FERGUSON, Circuit Judge, dissenting:

Because I believe Smith's allegation that his attorney refused to discuss his case with him prior to trial is sufficient to entitle Smith to an evidentiary hearing, I dissent.

In Cronic v. United States, 466 U.S. 648 (1984), the Supreme Court held that in evaluating an attorney's conduct pursuant to an ineffective assistance of counsel claim, there may be some circumstances that are so likely to prejudice the accused that a Sixth Amendment violation may be found without resorting to an individualized prejudice inquiry. Id. at 659. In so holding, the Court carved out a narrow exception to the two-pronged standard established in Strickland v. Washington, 466 U.S. 668, 690-93 (1984), which is, of course, generally applicable to ineffective assistance of counsel claims. See id., 466 U.S. at 692 (in certain Sixth Amendment contexts, such as the " [a]ctual or constructive denial of the assistance of counsel altogether," prejudice is presumed).

In Cronic, the Court noted that the most obvious circumstance in which prejudice should be presumed is the complete denial of counsel. "The presumption that counsel's assistance is essential requires us to conclude that a trial is unfair if the accused is denied counsel at a critical state of his trial." Id. at 660. In support of this proposition, the Court cited several cases in which it had found constitutional error, without any showing of prejudice, where a legislative enactment or judicial ruling denied a defendant assistance of counsel at a critical point in the criminal proceedings. Id. at 660 n. 25; see, e.g., Geders v. United States, 425 U.S. 80 (1976) (trial court order directing defendant not to consult his attorney during an overnight recess violated defendant's Sixth Amendment right to assistance of counsel); Herring v. New York, 422 U.S. 853 (1975) (denial of defense counsel's opportunity for summation in nonjury criminal trial violated defendant's right to effective assistance of counsel); Hamilton v. Alabama, 368 U.S. 52, 55 (1961) (absence of counsel at time of arraignment violated defendant's rights under Due Process Clause of Fourteenth Amendment where arraignment critical stage of state criminal proceedings).

From Cronic it clearly follows that Smith need not allege how he was prejudiced by his attorney's misconduct in order to be entitled to an evidentiary hearing. Like the cases relied upon by Cronic, Smith's allegation that his attorney never consulted with him prior to trial, if true, constitutes a complete absence of counsel at an extremely critical stage of the criminal proceedings.1  While a distinction does exist between Smith's allegation and the cases cited in Cronic--the former involves attorney misconduct while the latter involves court misconduct or legislative action--such a distinction in no way undermines Cronic's applicability to Smith's petition. Indeed, viewed from the defendant's perspective, the appropriate focal point when construing the criminal defendant's right to effective assistance of counsel, it is a distinction without a difference. Whether lack of access to counsel is the result of attorney misconduct or trial court misconduct, the defendant suffers identical harm--deprivation of counsel during a critical stage of a criminal proceeding.
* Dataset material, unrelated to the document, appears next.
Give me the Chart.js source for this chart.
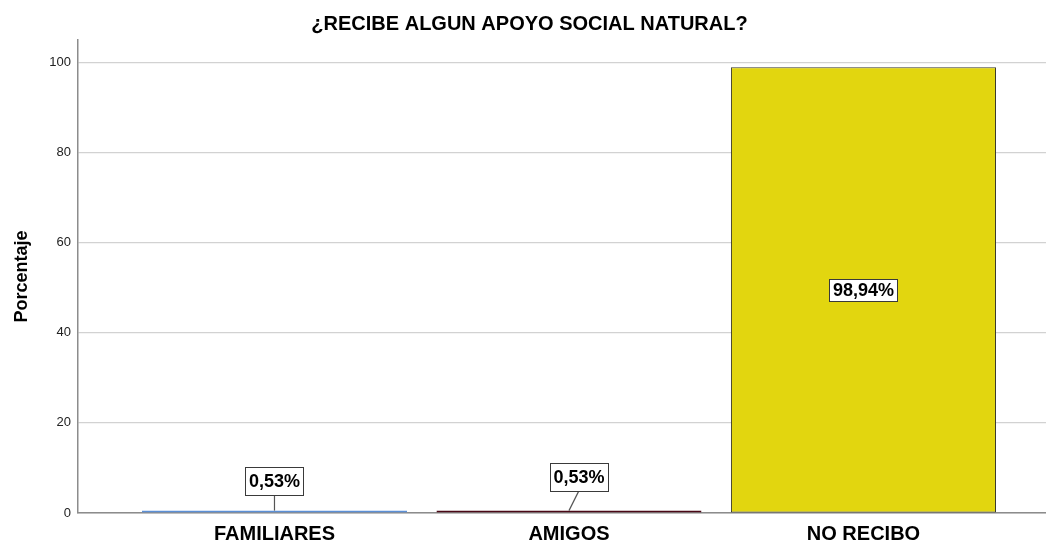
<!DOCTYPE html>
<html>
<head>
<meta charset="utf-8">
<script src="https://cdn.jsdelivr.net/npm/chart.js@4/dist/chart.umd.min.js"></script>
<style>
  html, body { margin: 0; padding: 0; background: #ffffff; }
  canvas { display: block; }
</style>
</head>
<body>
<canvas id="chart" width="1046" height="542"></canvas>
<script>
// Data
const CATEGORIES = ['FAMILIARES', 'AMIGOS', 'NO RECIBO'];
const PERCENTAGES = [0.53, 0.53, 98.94];
const Y_TICKS = [0, 20, 40, 60, 80, 100];
const TITLE = '¿RECIBE ALGUN APOYO SOCIAL NATURAL?';
const Y_TITLE = 'Porcentaje';

// Styling
const FONT = "'Liberation Sans', Arial, Helvetica, sans-serif";
const BAR_COLORS = ['#6399de', '#7a1027', '#e2d60f'];
const BAR_BORDERS = ['#5b8fd6', '#4a0816', '#3a3a2a'];

function formatPct(v) {
  return v.toFixed(2).replace('.', ',') + '%';
}

// Boxed value labels; bars too short to hold one get a label above with a leader line
const valueLabels = {
  id: 'valueLabels',
  afterDatasetsDraw(chart, args, opts) {
    const ctx = chart.ctx;
    const meta = chart.getDatasetMeta(0);
    const data = chart.data.datasets[0].data;
    ctx.save();
    ctx.font = 'bold 18px ' + FONT;
    ctx.textAlign = 'center';
    ctx.textBaseline = 'middle';
    meta.data.forEach((bar, i) => {
      const text = formatPct(data[i].y);
      const w = Math.round(ctx.measureText(text).width) + 7;
      const inside = (bar.base - bar.y) > 40;
      let cx, cy, h;
      if (inside) {
        cx = bar.x;
        cy = (bar.y + bar.base) / 2;
        h = 22;
      } else {
        const off = opts.offsets[i] || { dx: 0, dy: -30 };
        cx = bar.x + off.dx;
        cy = bar.y + off.dy;
        h = 28;
        ctx.strokeStyle = '#555555';
        ctx.lineWidth = 1.2;
        ctx.beginPath();
        ctx.moveTo(cx, cy + h / 2);
        ctx.lineTo(bar.x, bar.y);
        ctx.stroke();
      }
      const x0 = Math.round(cx - w / 2) + 0.5;
      const y0 = Math.round(cy - h / 2) + 0.5;
      ctx.fillStyle = '#ffffff';
      ctx.fillRect(x0, y0, w, h);
      ctx.strokeStyle = '#3a3a3a';
      ctx.lineWidth = 1;
      ctx.strokeRect(x0, y0, w, h);
      ctx.fillStyle = '#000000';
      ctx.fillText(text, cx, cy + 1);
    });
    ctx.restore();
  }
};

new Chart(document.getElementById('chart'), {
  type: 'bar',
  data: {
    datasets: [{
      data: CATEGORIES.map((c, i) => ({ x: i, y: PERCENTAGES[i] })),
      backgroundColor: BAR_COLORS,
      borderColor: BAR_BORDERS,
      borderWidth: 1,
      borderSkipped: false,
      barPercentage: 0.9,
      categoryPercentage: 1.0
    }]
  },
  options: {
    responsive: false,
    animation: false,
    devicePixelRatio: 1,
    layout: { padding: { left: 13, right: 0, top: 0, bottom: 0 } },
    plugins: {
      legend: { display: false },
      tooltip: { enabled: false },
      title: {
        display: true,
        text: TITLE,
        color: '#000000',
        font: { family: FONT, size: 20, weight: 'bold', lineHeight: 1.2 },
        padding: { top: 12, bottom: 4 }
      },
      valueLabels: {
        offsets: [{ dx: 0, dy: -30 }, { dx: 10, dy: -34 }, { dx: 0, dy: 0 }]
      }
    },
    scales: {
      x: {
        type: 'linear',
        offset: false,
        min: -0.6672,
        max: 2.6198,
        afterBuildTicks(scale) {
          scale.ticks = CATEGORIES.map((c, i) => ({ value: i }));
        },
        afterFit(scale) { scale.height = 29; },
        grid: { display: false, offset: false, drawTicks: false },
        border: { display: true, color: '#8c8c8c', width: 1.5 },
        ticks: {
          autoSkip: false,
          maxRotation: 0,
          padding: 9,
          color: '#000000',
          font: { family: FONT, size: 20, weight: 'bold' },
          callback: (v) => CATEGORIES[v] !== undefined ? CATEGORIES[v] : ''
        }
      },
      y: {
        min: 0,
        max: 105,
        afterBuildTicks(scale) {
          scale.ticks = Y_TICKS.map(v => ({ value: v }));
        },
        afterFit(scale) { scale.width = 65; },
        grid: { color: '#d2d2d2', lineWidth: 1.2, drawTicks: false },
        border: { display: true, color: '#8c8c8c', width: 1.5 },
        ticks: {
          padding: 7,
          color: '#222222',
          font: { family: FONT, size: 13 }
        },
        title: {
          display: true,
          text: Y_TITLE,
          color: '#000000',
          font: { family: FONT, size: 18, weight: 'bold', lineHeight: 1 },
          padding: { top: 0, bottom: 0 }
        }
      }
    }
  },
  plugins: [valueLabels]
});
</script>
</body>
</html>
Moreover, the fact that Cronic itself did not expressly confine its presumed prejudice exception to only those cases involving judicial or legislative action speaks loudly that a showing of an absence of counsel during a critical period as a result of attorney incompetence also falls within the scope of the Cronic exception. Accordingly, Smith need not allege facts showing prejudice in order to be entitled to an evidentiary hearing.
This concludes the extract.